## [What the task requires]
Sift the material for lines containing "that", and return them.

——————————

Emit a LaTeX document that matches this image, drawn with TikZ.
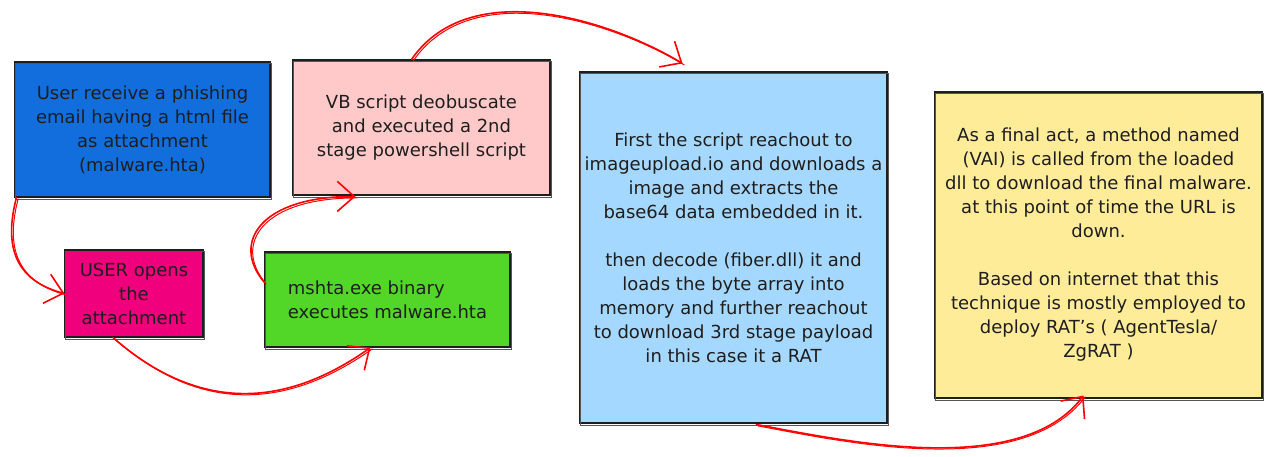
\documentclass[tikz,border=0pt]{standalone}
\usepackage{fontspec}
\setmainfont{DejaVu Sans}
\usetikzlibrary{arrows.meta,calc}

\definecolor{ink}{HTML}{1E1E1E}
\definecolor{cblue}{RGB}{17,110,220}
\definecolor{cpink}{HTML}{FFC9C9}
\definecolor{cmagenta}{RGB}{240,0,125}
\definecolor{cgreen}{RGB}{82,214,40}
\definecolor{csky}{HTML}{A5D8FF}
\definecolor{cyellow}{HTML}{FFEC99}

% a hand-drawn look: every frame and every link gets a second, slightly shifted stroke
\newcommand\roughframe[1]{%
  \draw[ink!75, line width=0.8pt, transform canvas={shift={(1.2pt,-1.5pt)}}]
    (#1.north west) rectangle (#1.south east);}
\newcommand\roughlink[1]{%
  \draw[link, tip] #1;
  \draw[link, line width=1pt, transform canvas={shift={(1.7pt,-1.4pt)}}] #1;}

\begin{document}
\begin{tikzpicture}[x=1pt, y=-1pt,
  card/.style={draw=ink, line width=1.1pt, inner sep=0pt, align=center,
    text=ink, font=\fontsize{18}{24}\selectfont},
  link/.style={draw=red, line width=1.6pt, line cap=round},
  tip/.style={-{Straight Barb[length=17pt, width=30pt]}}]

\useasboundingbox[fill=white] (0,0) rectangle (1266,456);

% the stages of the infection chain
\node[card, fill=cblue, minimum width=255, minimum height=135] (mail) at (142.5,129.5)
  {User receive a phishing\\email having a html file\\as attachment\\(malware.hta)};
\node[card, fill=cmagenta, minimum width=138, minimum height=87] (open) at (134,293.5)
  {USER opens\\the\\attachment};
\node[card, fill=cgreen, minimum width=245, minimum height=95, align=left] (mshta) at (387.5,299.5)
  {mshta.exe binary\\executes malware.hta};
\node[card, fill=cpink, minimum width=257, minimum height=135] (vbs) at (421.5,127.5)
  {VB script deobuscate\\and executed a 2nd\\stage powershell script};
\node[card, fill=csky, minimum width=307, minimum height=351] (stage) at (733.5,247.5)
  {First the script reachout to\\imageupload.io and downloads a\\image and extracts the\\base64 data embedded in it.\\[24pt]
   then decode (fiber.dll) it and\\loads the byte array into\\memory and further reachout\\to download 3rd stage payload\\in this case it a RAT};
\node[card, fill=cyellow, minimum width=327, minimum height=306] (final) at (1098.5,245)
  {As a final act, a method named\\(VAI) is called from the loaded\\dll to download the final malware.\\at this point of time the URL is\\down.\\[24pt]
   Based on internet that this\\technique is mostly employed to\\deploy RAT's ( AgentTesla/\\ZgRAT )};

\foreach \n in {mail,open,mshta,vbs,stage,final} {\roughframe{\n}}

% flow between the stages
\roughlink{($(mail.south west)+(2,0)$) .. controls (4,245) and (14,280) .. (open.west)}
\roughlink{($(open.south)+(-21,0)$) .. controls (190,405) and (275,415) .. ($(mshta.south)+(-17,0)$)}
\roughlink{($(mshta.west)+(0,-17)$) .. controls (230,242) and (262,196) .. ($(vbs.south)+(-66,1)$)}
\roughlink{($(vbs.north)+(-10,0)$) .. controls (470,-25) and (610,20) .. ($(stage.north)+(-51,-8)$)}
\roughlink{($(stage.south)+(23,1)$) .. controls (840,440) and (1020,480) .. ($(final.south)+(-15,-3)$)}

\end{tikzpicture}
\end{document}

——————————

## [Written solution]
Emit a LaTeX document that matches this image, drawn with TikZ.
   Based on internet that this\\technique is mostly employed to\\deploy RAT's ( AgentTesla/\\ZgRAT )};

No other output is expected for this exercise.